Which is just to say, do we still not know who plays our game?
Matariki is not just a day off and the first public holiday takes on a special significance for whānau around Aotearoa. Like many different days of celebration, the day off for the community at the centre turns into one of the busiest day of their year as they pitch in to mark the occasion. Even I, a pākehā plus one, have been booked out since long ago to attend special celebrations. I’m just lucky I haven’t been put in the impossible position to choose between family and team.
Not to mention, there will be many others for whom 1pm, regardless of the public holiday, will be the middle of their regular work day. Good luck trying to put in for leave just four days out.

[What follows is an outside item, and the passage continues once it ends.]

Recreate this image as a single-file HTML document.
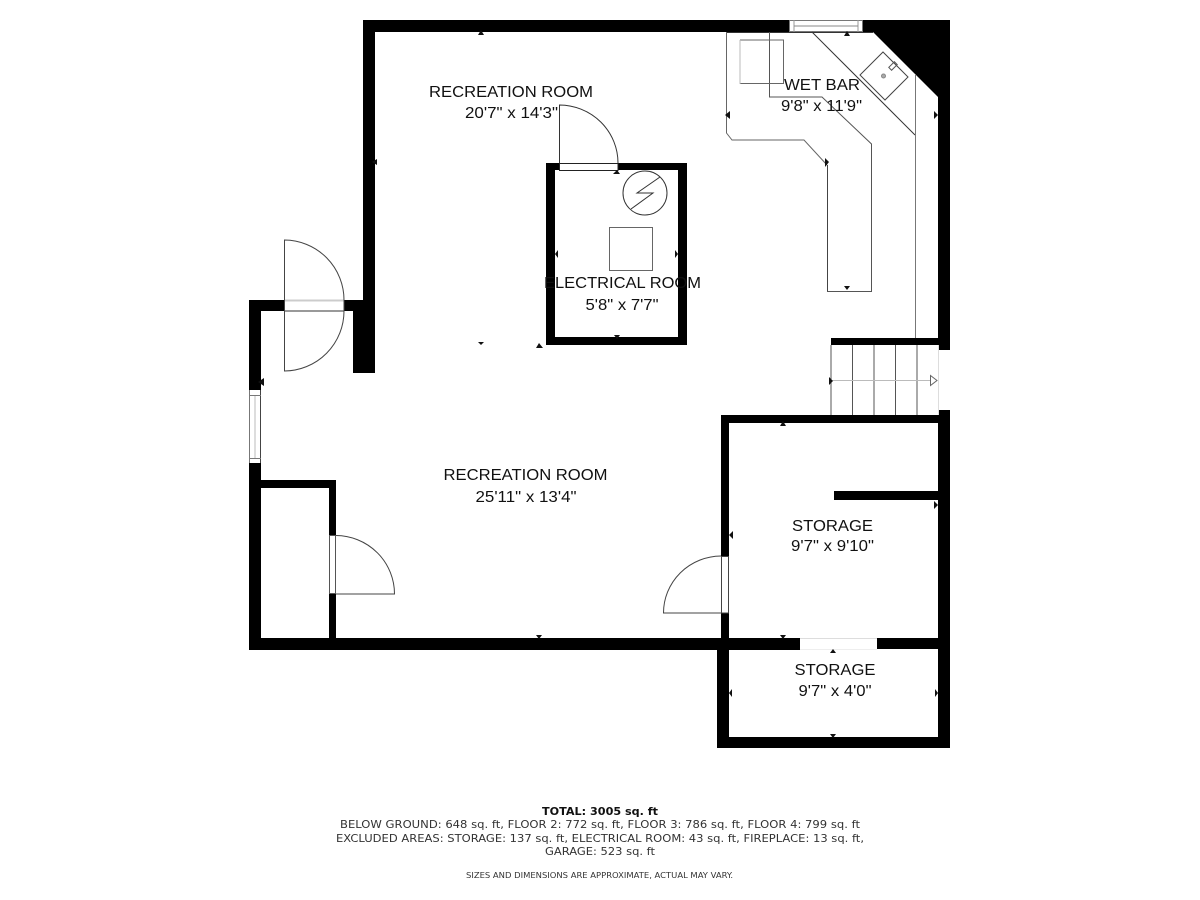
<!DOCTYPE html>
<html><head><meta charset="utf-8"><style>
html,body{margin:0;padding:0;background:#fff}
svg{display:block}
.r{font-family:"Liberation Sans",Arial,sans-serif;font-size:16px;fill:#111;text-anchor:middle}
.f{font-family:"DejaVu Sans",Verdana,sans-serif;font-size:10.5px;fill:#333;text-anchor:middle}
</style></head><body>
<svg width="1200" height="900" viewBox="0 0 1200 900" xmlns="http://www.w3.org/2000/svg">
<rect width="1200" height="900" fill="#fff"/>
<!-- walls -->
<g fill="#000">
<rect x="363" y="20" width="426" height="12"/>
<rect x="363" y="20" width="12" height="280"/>
<polygon points="863,20 950,20 950,350 938,350 938,97 873,32 863,32"/>
<rect x="344" y="300" width="31" height="11"/>
<rect x="353" y="300" width="22" height="73"/>
<rect x="249" y="300" width="35" height="11"/>
<rect x="249" y="300" width="12" height="90"/>
<rect x="249" y="463" width="12" height="187"/>
<rect x="261" y="480" width="75" height="8"/>
<rect x="329" y="480" width="7" height="55"/>
<rect x="329" y="594" width="7" height="50"/>
<rect x="249" y="638" width="551" height="12"/>
<rect x="877" y="638" width="73" height="11"/>
<rect x="721" y="415" width="229" height="8"/>
<rect x="938" y="410" width="12" height="338"/>
<rect x="721" y="415" width="8" height="141"/>
<rect x="721" y="613" width="8" height="30"/>
<rect x="717" y="644" width="12" height="104"/>
<rect x="717" y="737" width="233" height="11"/>
<rect x="834" y="491" width="104" height="9"/>
<rect x="831" y="338" width="107" height="7"/>
<!-- electrical room -->
<rect x="546" y="163" width="9" height="182"/>
<rect x="678" y="163" width="9" height="182"/>
<rect x="546" y="337" width="141" height="8"/>
<rect x="618" y="163" width="69" height="7"/>
<rect x="546" y="163" width="13" height="7"/>
</g>
<!-- fine lines -->
<g fill="none" stroke="#333" stroke-width="1">
<!-- top window -->
<rect x="789.5" y="20.5" width="73" height="11" stroke="#777"/>
<line x1="794" y1="20" x2="794" y2="32" stroke="#999"/>
<line x1="858" y1="20" x2="858" y2="32" stroke="#999"/>
<line x1="794" y1="26" x2="858" y2="26" stroke="#888"/>
<line x1="726" y1="32.5" x2="873" y2="32.5"/>
<!-- wet bar -->
<polyline points="726.5,32 726.5,133 732,140 804,140 827,165" stroke="#666"/>
<line x1="827.5" y1="165" x2="827.5" y2="291.5" stroke="#444"/>
<polyline points="769.5,32 769.5,97 822,97 871.5,144 871.5,291.5 827,291.5" stroke="#555"/>
<line x1="812" y1="32" x2="915" y2="135"/>
<line x1="915.5" y1="75" x2="915.5" y2="338" stroke="#777"/>
<polyline points="740,40 783.5,40 783.5,83.5 740,83.5" stroke="#666"/>
<line x1="740" y1="40" x2="740" y2="84" stroke="#bbb"/>
<polygon points="883,52 908,77 885,100 860,75" stroke="#444"/>
<circle cx="883.5" cy="76" r="2" stroke="#888" fill="#aaa"/>
<rect x="-4" y="-2" width="8" height="4" transform="translate(893,66) rotate(-45)" stroke="#555"/>
<!-- electrical details -->
<rect x="559.5" y="163.5" width="58.5" height="7" stroke="#222" fill="#fff"/>
<path d="M559.5,163 V105 A59,58 0 0 1 618,163"/>
<circle cx="645" cy="193" r="22"/>
<polyline points="631,209 653,193 637,193 660,177"/>
<rect x="609.5" y="227.5" width="43" height="43" stroke="#666"/>
<!-- left doors -->
<line x1="284" y1="300.5" x2="344" y2="300.5" stroke="#ccc" stroke-width="2"/>
<line x1="284" y1="311" x2="344" y2="311"/>
<path d="M284.5,300 V240 A60,60 0 0 1 344,300 V311 A60,60 0 0 1 284.5,371 V311 Z" stroke="#444"/>
<!-- left window -->
<g stroke="#777">
<line x1="249.5" y1="390" x2="249.5" y2="463"/>
<line x1="260.5" y1="390" x2="260.5" y2="463" stroke="#444"/>
<line x1="255" y1="395" x2="255" y2="458" stroke="#bbb"/>
<line x1="249" y1="395.5" x2="261" y2="395.5"/>
<line x1="249" y1="458.5" x2="261" y2="458.5"/>
</g>
<!-- closet door -->
<rect x="329.5" y="535.5" width="6" height="58" stroke="#555"/>
<path d="M336,535.5 A59,58.5 0 0 1 394.5,594 H336" stroke="#444"/>
<!-- storage door -->
<rect x="721.5" y="556.5" width="7" height="56.5" stroke="#444"/>
<path d="M721,556 A58,57 0 0 0 663.5,613 H721" stroke="#444"/>
<!-- stairs -->
<g stroke="#555">
<line x1="831" y1="345" x2="831" y2="415"/>
<line x1="852.5" y1="345" x2="852.5" y2="415"/>
<line x1="874" y1="345" x2="874" y2="415"/>
<line x1="895.5" y1="345" x2="895.5" y2="415"/>
<line x1="917" y1="345" x2="917" y2="415"/>
</g>
<line x1="831" y1="380.5" x2="930" y2="380.5" stroke="#bbb"/>
<line x1="938.5" y1="345" x2="938.5" y2="415" stroke="#ddd"/>
<polygon points="930.5,375.5 937,380.5 930.5,385.5" stroke="#666" fill="#fff"/>
<!-- lower opening -->
<line x1="800" y1="638.5" x2="877" y2="638.5" stroke="#ddd"/>
<line x1="800" y1="649.5" x2="877" y2="649.5" stroke="#eee"/>
</g>
<!-- small markers -->
<g fill="#111">
<polygon points="478,35 484,35 481,30"/>
<polygon points="844,36 850,36 847,31"/>
<polygon points="372,162 377,159 377,165"/>
<polygon points="478,342 484,342 481,345"/>
<polygon points="536,348 543,348 539,343"/>
<polygon points="258,382 264,378 264,386"/>
<polygon points="536,635 542,635 539,639"/>
<polygon points="780,426 786,426 783,421"/>
<polygon points="729,535 733,531 733,539"/>
<polygon points="938,505 934,501 934,509"/>
<polygon points="844,286 850,286 847,290"/>
<polygon points="829,162 825,158 825,167"/>
<polygon points="725,115 730,111 730,119"/>
<polygon points="938,115 934,111 934,119"/>
<polygon points="613,174 620,174 617,170"/>
<polygon points="555,254 558,250 558,258"/>
<polygon points="678,254 675,250 675,258"/>
<polygon points="614,335 620,335 617,339"/>
<polygon points="829,377 829,385 833,381"/>
<polygon points="780,635 786,635 783,639"/>
<polygon points="830,653 836,653 833,649"/>
<polygon points="729,693 732,689 732,697"/>
<polygon points="938,693 935,689 935,697"/>
<polygon points="830,734 836,734 833,738"/>
</g>
<!-- labels -->
<text class="r" x="511" y="97" textLength="164" lengthAdjust="spacingAndGlyphs">RECREATION ROOM</text>
<text class="r" x="511.5" y="118" textLength="93" lengthAdjust="spacingAndGlyphs">20'7" x 14'3"</text>
<text class="r" x="822" y="90" textLength="76" lengthAdjust="spacingAndGlyphs">WET BAR</text>
<text class="r" x="821.5" y="111" textLength="81" lengthAdjust="spacingAndGlyphs">9'8" x 11'9"</text>
<text class="r" x="622.5" y="288" textLength="157" lengthAdjust="spacingAndGlyphs">ELECTRICAL ROOM</text>
<text class="r" x="622" y="310" textLength="73" lengthAdjust="spacingAndGlyphs">5'8" x 7'7"</text>
<text class="r" x="525.5" y="480" textLength="164" lengthAdjust="spacingAndGlyphs">RECREATION ROOM</text>
<text class="r" x="526" y="502" textLength="101" lengthAdjust="spacingAndGlyphs">25'11" x 13'4"</text>
<text class="r" x="832.5" y="531" textLength="81" lengthAdjust="spacingAndGlyphs">STORAGE</text>
<text class="r" x="832.5" y="551" textLength="83" lengthAdjust="spacingAndGlyphs">9'7" x 9'10"</text>
<text class="r" x="835" y="675" textLength="81" lengthAdjust="spacingAndGlyphs">STORAGE</text>
<text class="r" x="835" y="696" textLength="73" lengthAdjust="spacingAndGlyphs">9'7" x 4'0"</text>
<!-- footer -->
<text class="f" x="600" y="815" textLength="116" lengthAdjust="spacingAndGlyphs" font-weight="bold" style="fill:#111">TOTAL: 3005 sq. ft</text>
<text class="f" x="600" y="828" textLength="520" lengthAdjust="spacingAndGlyphs">BELOW GROUND: 648 sq. ft, FLOOR 2: 772 sq. ft, FLOOR 3: 786 sq. ft, FLOOR 4: 799 sq. ft</text>
<text class="f" x="600" y="842" textLength="528" lengthAdjust="spacingAndGlyphs">EXCLUDED AREAS: STORAGE: 137 sq. ft, ELECTRICAL ROOM: 43 sq. ft, FIREPLACE: 13 sq. ft,</text>
<text class="f" x="600" y="855" textLength="110" lengthAdjust="spacingAndGlyphs">GARAGE: 523 sq. ft</text>
<text class="f" x="599.5" y="878" textLength="267" lengthAdjust="spacingAndGlyphs" style="font-size:8px">SIZES AND DIMENSIONS ARE APPROXIMATE, ACTUAL MAY VARY.</text>
</svg>
</body></html>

What’s the justification? I understand a Farah Palmer Cup camp is schedule for this weekend. Well, that should have been considered before delaying the start of the round. Losing a day for that camp is just the way it goes to ensure that this women’s club competition maintains its credibility. There are still ways to incorporate this match into your programme anyway. The players competing can be analysed by those not and a day at the rugby used as a team builder for all.
Comments from the instagram post that have since been deleted and now the ability to comment has been disabled on this post.
It’s been less than 24 hours and there’s been a lot of noise but are Wellington Rugby listening? At this stage they have simply opted to delete feedback from the community on the post and turn off the ability for further comment. So it looks like it’s #rugbytheirway.
It doesn’t have to be like this, our women’s rugby community in Wellington is as agile and creative off the field as we are on it. Open up the communication lines and find a solution that works for all so we can finish the club season on a high.